Byline by M J Akbar: Death at Harrods
Can this possibly be true?
On 25 August 1909 the New York Times reported: “As a result of the death of Miss Helenora Catherine Horn-Elphinstone-Darlrymple, sister of Sir Edward Graeme Elphinstone-Darlrymple, during a dry shampoo with carbon tetrachloride at Harrods Stores, charges of manslaughter were yesterday preferred at Westminster Police court against Mr William H. Eardly, the manager of the department, and Miss Beatrice Clarke, one of the assistants. Miss Horn-Elphinstone-Darlrymple went to Harrods for a dry shampoo on July 12. She was warned she might feel faint…”
I am not doubting the fact of death [why isn’t there an Agatha Christie novel called Death at Harrods?]. Or that Sir Edward had enough clout with the local constabulary to send William and Beatrice up for trial. But could anyone really have had a surname like Horn-Elphinstone-Darlrymple? The answer must be yes. The London correspondent of New York Times might have been forgiven for getting a manslaughter mixed up with a mere tort. But no news editor would have used his copy again if he got a multi-barrelled name from the British aristocracy wrong. And if his spelling is as accurate, then William the writer of many many books has surely forgotten an “r” in his Dalrymple.
Can you rule an Empire with short names? Roman Emperors kept their names terse, but since they promoted themselves into gods, anything above three syllables became unwieldy on the common tongue. How do you worship a Fotheringay-Fotheringay Phipps? You don’t. You just throw bread rolls at him at Drone’s off Piccadilly.
The British ruling class was not alone in puling on the appendices to a Helenora [itself an affected extension of the more working class Helen, I presume]. If you wrote the full name of the Mughal Emperor Akbar, there would not be much space left over for this column. Reasons for longitude varied with culture. The Mughal dad could not stop praising his newborn prince; each additional word was an adjective. When the prince grew up, killed his siblings and plonked himself on the throne, he could not stop exalting himself and added a few pearls of admiration to the already long-winded paragraph that was his name.
The British yardstick for yardlong names was different. It was advertisement of the family tree. So Helenora was telling you that the family fortunes were established by old Darlrymple, and further fattened by Elphinstone and Horn. I don’t suppose they included the failures in-between the genealogical line. There may have been a Barrington, for example, who sold the family castle to pay off his gambling debts at White’s, but you could not keep him on par with Elphinstone, who slogged hard in the East India Company and bought back a country estate. And if Elphinstone turned out to be the chap who governed Bombay in the old days, then it was precisely the kind of family connection that would impress Scotland Yard when you wanted to file a case for manslaughter.

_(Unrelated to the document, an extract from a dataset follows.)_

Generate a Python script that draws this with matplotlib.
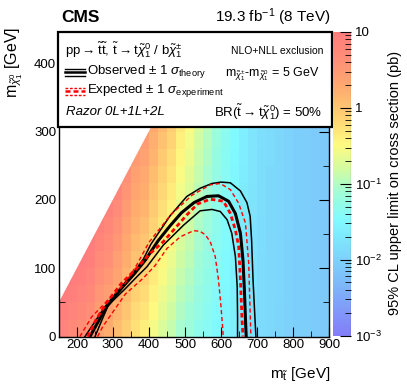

Logically, the lower down you go on the social order, the shorter your surname becomes. The John Carpenters, not to mention the John Smiths, must have been mere Johns until the era when labour was treated with dignity.
In India, Hindu caste names are a dead giveaway of origin. But those promoted to prominence by the British happily traded in the past for the present. “Chowdhury”, or “Malik”, are titles and thus used across the religious divide. Indian Muslims, technically, did not have caste names, but if you were an Ansari from east Uttar Pradesh or Bihar, you could be more or less sure that there was artisan blood in your veins.
Helenora’s tragic appointment with her hair-dresser took place in 1909. Five years later the First World War began. It was after this Great War, with its millions upon millions of wasted lives, that the pomposity of the British aristocracy began to dribble away, in my estimation. They had killed working class boys on an unimaginable scale in order to preserve their class-ridden societies, and a reaction was inevitable. The English lords had ruled beyond their sell-by date, just like the Mughals a century earlier. The barrels began to drop off the surnames, slowly, piecemeal, but surely. What could not be destroyed by war was surely erased by the floating notes of P.G. Wodehouse’s laughter, although Wodehouse was also in love with the class he teased out of existence. Even a Tobias prefers to call himself a Toby these days. He probably would not get a restaurant booking in the name of “Tobias”.
Harrods is still there, of course. But if parts of the great English store occasionally look like side lanes of a Cairo bazaar, there is a valid explanation. It is now owned by an Egyptian who is convinced that his son was bumped off by the British secret service because he was about to marry Diana, Princess of Wales and ruin the bloodline of the British ruling class for ever. Harrods customers are now more likely to be Asian tourists than the British gentry. The only institutions with long names now are law firms. [There is much anguish in Yale at this moment because the American law firms, Skadden, Arps, Slate, Meagher and Flom, and Milbank, Tweed, Hadley, and McCloy are not hiring. I would have used an ampersand in the law firm names, but I can’t find one on my keyboard.]
The old order giveth way to the new.